START Provided data

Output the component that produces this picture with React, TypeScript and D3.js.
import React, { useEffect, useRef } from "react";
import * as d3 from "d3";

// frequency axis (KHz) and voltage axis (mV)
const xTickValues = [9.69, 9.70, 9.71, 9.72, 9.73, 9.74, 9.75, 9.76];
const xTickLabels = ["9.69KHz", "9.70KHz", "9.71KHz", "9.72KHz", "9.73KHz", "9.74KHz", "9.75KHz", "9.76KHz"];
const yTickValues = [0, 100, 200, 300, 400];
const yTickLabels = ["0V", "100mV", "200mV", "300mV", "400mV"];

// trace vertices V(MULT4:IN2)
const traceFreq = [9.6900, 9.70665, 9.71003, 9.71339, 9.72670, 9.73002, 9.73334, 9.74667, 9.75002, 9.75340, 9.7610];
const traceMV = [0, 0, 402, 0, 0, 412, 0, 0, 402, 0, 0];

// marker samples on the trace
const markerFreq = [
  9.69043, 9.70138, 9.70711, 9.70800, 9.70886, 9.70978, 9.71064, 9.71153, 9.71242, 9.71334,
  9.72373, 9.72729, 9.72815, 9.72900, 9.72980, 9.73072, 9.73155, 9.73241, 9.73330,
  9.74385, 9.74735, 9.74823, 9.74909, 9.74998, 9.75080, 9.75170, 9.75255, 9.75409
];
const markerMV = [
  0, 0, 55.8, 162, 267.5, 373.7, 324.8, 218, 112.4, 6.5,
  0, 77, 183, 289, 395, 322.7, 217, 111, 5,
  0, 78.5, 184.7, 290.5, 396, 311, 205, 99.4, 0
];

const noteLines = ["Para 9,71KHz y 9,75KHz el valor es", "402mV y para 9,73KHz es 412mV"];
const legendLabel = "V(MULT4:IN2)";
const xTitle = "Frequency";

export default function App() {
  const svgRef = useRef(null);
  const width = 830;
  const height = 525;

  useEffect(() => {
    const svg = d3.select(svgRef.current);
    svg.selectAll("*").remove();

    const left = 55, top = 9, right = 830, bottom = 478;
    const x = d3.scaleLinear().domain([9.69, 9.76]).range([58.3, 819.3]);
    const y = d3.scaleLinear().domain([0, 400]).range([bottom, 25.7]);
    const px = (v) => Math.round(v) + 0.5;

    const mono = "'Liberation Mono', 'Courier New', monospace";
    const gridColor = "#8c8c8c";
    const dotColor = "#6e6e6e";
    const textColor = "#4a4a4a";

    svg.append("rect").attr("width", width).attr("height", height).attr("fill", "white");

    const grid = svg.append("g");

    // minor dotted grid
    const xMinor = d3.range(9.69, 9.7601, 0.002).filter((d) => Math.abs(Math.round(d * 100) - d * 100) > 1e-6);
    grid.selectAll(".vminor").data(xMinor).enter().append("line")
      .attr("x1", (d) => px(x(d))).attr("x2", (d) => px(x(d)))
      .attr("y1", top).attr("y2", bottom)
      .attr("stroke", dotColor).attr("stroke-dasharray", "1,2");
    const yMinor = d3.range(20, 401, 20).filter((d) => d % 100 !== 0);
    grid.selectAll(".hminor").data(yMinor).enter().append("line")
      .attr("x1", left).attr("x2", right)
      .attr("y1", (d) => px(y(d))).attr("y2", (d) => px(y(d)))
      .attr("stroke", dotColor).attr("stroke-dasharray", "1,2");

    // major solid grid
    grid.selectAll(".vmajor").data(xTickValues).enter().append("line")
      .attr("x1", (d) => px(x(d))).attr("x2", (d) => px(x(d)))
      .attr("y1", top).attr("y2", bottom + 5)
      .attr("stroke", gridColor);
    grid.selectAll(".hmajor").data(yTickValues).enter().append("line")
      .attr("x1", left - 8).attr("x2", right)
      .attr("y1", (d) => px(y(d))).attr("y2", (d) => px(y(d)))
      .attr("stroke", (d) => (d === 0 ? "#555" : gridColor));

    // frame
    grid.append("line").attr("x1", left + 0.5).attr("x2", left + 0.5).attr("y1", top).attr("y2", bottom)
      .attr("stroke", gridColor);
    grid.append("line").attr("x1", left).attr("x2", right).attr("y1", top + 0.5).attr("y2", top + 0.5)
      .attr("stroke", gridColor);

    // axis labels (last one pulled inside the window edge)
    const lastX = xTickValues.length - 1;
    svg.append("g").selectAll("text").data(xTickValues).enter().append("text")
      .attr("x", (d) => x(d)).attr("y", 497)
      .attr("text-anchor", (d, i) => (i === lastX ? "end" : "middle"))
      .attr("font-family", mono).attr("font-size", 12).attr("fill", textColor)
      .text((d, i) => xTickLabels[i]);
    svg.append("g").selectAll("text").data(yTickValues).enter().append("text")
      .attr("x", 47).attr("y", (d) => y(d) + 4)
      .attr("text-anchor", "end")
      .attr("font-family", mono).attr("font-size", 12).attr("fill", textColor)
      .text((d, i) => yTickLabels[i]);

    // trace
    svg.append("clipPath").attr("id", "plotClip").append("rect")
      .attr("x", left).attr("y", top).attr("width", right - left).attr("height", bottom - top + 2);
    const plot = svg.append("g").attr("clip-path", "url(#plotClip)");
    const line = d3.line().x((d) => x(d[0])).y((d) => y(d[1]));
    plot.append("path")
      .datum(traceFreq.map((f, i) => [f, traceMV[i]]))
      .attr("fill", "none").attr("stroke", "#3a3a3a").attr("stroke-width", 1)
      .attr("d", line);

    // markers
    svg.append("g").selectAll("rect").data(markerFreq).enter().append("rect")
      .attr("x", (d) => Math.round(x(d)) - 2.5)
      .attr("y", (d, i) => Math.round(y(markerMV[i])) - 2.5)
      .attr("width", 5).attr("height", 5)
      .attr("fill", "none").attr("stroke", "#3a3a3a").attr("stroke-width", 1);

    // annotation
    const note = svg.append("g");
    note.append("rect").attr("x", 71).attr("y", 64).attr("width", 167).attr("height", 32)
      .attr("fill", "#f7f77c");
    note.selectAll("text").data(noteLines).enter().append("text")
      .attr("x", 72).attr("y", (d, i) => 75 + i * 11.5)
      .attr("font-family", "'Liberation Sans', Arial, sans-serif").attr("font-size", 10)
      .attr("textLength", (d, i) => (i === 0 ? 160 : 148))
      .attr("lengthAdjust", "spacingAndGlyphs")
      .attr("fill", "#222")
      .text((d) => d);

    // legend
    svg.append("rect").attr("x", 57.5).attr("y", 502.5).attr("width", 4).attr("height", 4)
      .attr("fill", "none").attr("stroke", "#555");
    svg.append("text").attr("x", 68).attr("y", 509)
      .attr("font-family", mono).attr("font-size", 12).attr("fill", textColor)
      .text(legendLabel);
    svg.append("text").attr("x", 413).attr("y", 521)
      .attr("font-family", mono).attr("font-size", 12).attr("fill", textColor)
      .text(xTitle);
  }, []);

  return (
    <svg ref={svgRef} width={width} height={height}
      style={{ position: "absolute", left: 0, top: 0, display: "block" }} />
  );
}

END Provided data

> _What this task involves_
Quote only the stretch of lines that starts the data above and ends with the line containing "import * as", both included.

> _Finished answer_
Output the component that produces this picture with React, TypeScript and D3.js.
import React, { useEffect, useRef } from "react";
import * as d3 from "d3";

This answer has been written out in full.